贾森·布伦南(乔治敦大学战略、经济学副教授

       汉和文化信仰观察:
      【近几年,随着美国等西方国家屡次陷入政治僵局,“民主实践”在中东溃败,越来越多的西方学者也开始反思西式民主制度,如福山曾提出了“否决政治”的概念。随着民粹主义在欧美抬头,西方的反思似乎也提高了调门。美国《国家利益》杂志近日刊登了乔治敦大学副教授贾森·布伦南的文章《反对民主》,其小标题更为直白,甚至提出“减少最无知者权利”。
      要知道,《国家利益》杂志在美国思想界、学术界具有一定地位;而乔治敦大学是美国国际关系学重镇,被誉为“外交官的摇篮”;布伦南本人则是著述颇丰的青年学者,对民主弊端的更多揭露将在同名新书中推出。这样一篇文章、这样一本书的问世,本身就足够引人思考。】
       乔治敦大学战略、经济学副教授认为: “民主不是个好东西
       20年前,弗朗西斯·福山宣布自由民主制是历史的终结。但是,历史继续前进,揭示民主根子的腐烂。世界各地,从委内瑞拉和希腊的激进左派到美国的特朗普支持者,愤怒的选民在民粹主义煽动者身边摇旗呐喊。民族主义运动风起云涌,让人想起一战前的情况。工人阶级拒绝全球化、移民和经济自由主义。英国投票退出欧盟,其他国家可能很快效仿。在美国,政党的极化程度前所未有。因此,摆在美国面前的是僵局和部落政治而非妥协方案。
       这些运动由见识水平较低的选民和服务他们的政客推动。过去这几十年大概是人类历史上最好的几十年,世界范围内从来没有这么多人摆脱了绝对贫困。但是,很多对社会科学甚至基本政治事实无知的西方选民看到身边发生的种种变化,感觉自己受到冷落和忽视,出于恐惧和憎恨采取行动。
当我们近距离审视选民行为的科学,我们不应对民主偶尔产生糟糕的结果感到惊讶,民主没有导致更糟糕的结果才令人惊讶。
       民主制存在一个根本缺陷。它普遍地分散权利,从而消除单个选民明智使用自己权利的刺激因素。在重要的选举或公投中,单个选民影响最后结果的机会不比中强力球彩票的机会大。他们根本没有任何动机去深入了解有关情况,而很可能放纵自己最糟糕的偏见。民主是民治,却引诱人民作出最差的表现。
         “民主必胜”必被质疑
        如果存在另一种选择呢?我在即将出版的新书《反对民主》中描述了一套称作“智者治国”的政治体制。智者治国的意图是发挥民主的长处而避免民主的短处。
       在民主制里,每个公民自动获得平等的投票权和竞选公职权。多数现代民主制都是共和民主制,有权力制衡、司法审核、宪法限制、多院的立法机构、辩论平台、官僚自治和政治党派等等,这些机构的目的都是为放缓政治进程,阻止多数主义,保护少数群体的利益。

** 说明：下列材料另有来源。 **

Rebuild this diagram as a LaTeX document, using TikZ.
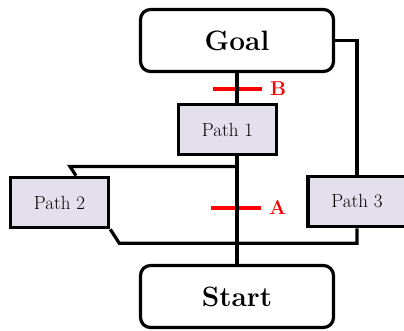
\documentclass[tikz,border=0pt]{standalone}
\usepackage{fontspec}
\usepackage{tikz}
\usetikzlibrary{positioning, backgrounds, calc}
\definecolor{pathlavender}{HTML}{E4DFEC}
\definecolor{markred}{HTML}{FF0000}
\newcommand{\terminalfont}{\fontsize{28pt}{32pt}\selectfont\bfseries}
\newcommand{\pathboxfont}{\fontsize{19pt}{22pt}\selectfont}
\newcommand{\marklabelfont}{\fontsize{20pt}{22pt}\selectfont\bfseries}

\begin{document}
\begin{tikzpicture}[x=1pt, y=-1pt,
                    line width=3.2pt,
                    terminalbox/.style={rectangle, draw, align=center, rounded corners=10pt, fill=white, minimum width=193pt, minimum height=62pt},
                    pathbox/.style={rectangle, draw, line width=3.6pt, align=center, fill=pathlavender, minimum width=98pt, minimum height=50pt},
                    cutmark/.style={draw=markred, line width=4pt},
                    marklabel/.style={text=markred, inner sep=0pt, xshift=6pt}]

    \useasboundingbox (0,0) rectangle (404,330);

    % Main Nodes
    \node[terminalbox] (goal) at (237,40.5) {\terminalfont Goal};
    \node[terminalbox] (start) at (237,296.5) {\terminalfont Start};
    \node[pathbox] (path1) at (227.5,129.5) {\pathboxfont Path 1};
    \node[pathbox] (path2) at (59.5,202.5) {\pathboxfont Path 2};
    \node[pathbox] (path3) at (357,201.5) {\pathboxfont Path 3};

    \coordinate (split2) at (237,166.5);
    \coordinate (markB) at (237,89);
    \coordinate (markA) at (236,207.5);

    % Connecting lines for path 1
    \draw (goal.south) -- (goal.south |- path1.north);
    \draw (start.north |- path1.south) -- (start.north);

    % Connecting lines for path 2
    \draw (split2) -- ++(-167,0) -- ([xshift=16.5pt]path2.north);
    \draw (path2.south east) -- ++(9,14) -| (path3.south);

    % Connecting lines for path 3
    \draw (path3.north) |- (goal.east);

    % cut marks
    \begin{scope}[on background layer]
        \draw[cutmark] ([xshift=-24pt]markB) -- ([xshift=25pt]markB) node[marklabel, right] (labelB) {\marklabelfont B};
        \draw[cutmark] ([xshift=-25pt]markA) -- ([xshift=25pt]markA) node[marklabel, right] (labelA) {\marklabelfont A};
    \end{scope}

\end{tikzpicture}
\end{document}
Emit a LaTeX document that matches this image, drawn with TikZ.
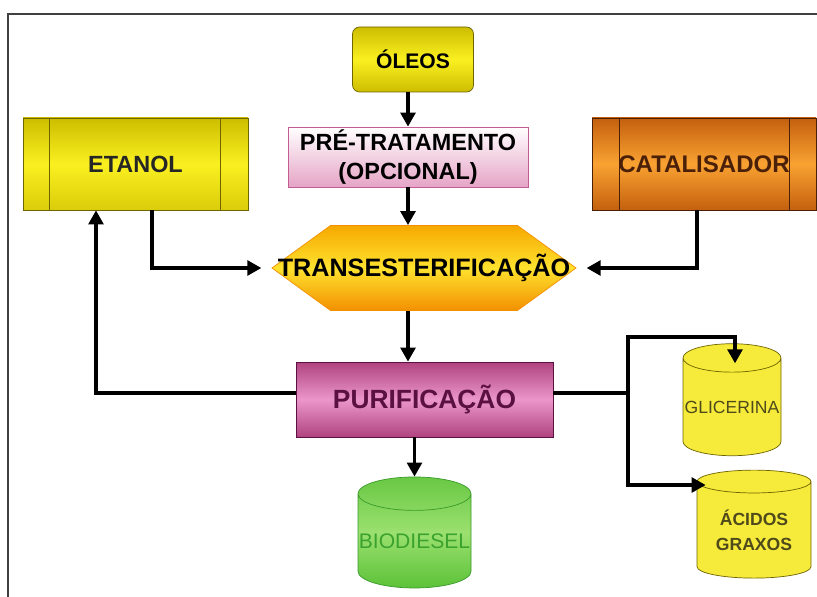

      智者治国保持这样的结构。关键区别在于,在智者治国体制下,投票权在某种程度上根据知识分配。智者治国可能给每个人投票权,但某些票的权重高于其他票;更大的可能性是把某些公民排除在外,除非他们能通过基础的政治能力测试。
       民主是西方官方宗教。但现在到了质疑这种信仰的时候了。
       多数西方人都接受我所说的民主必胜主义。它把民主视为独一无二的公正的社会组织形式。人民享有在根本上平等分享政治权利的基本权利。参与对我们都有益,它给我们赋权,是我们实现所需目标的有用途径,而且会把我们变成更好的人。
        我认为,政治参与对多数人来说无益:它对我们大多数人都没有什么好处,而且往往把我们变得又坏又傻。
       我认为,公民没有投票或竞选公职的基本权利。投票权不同于其他自由权利。言论自由给公民掌控自我的权利,投票权却使其拥有影响他人的权利。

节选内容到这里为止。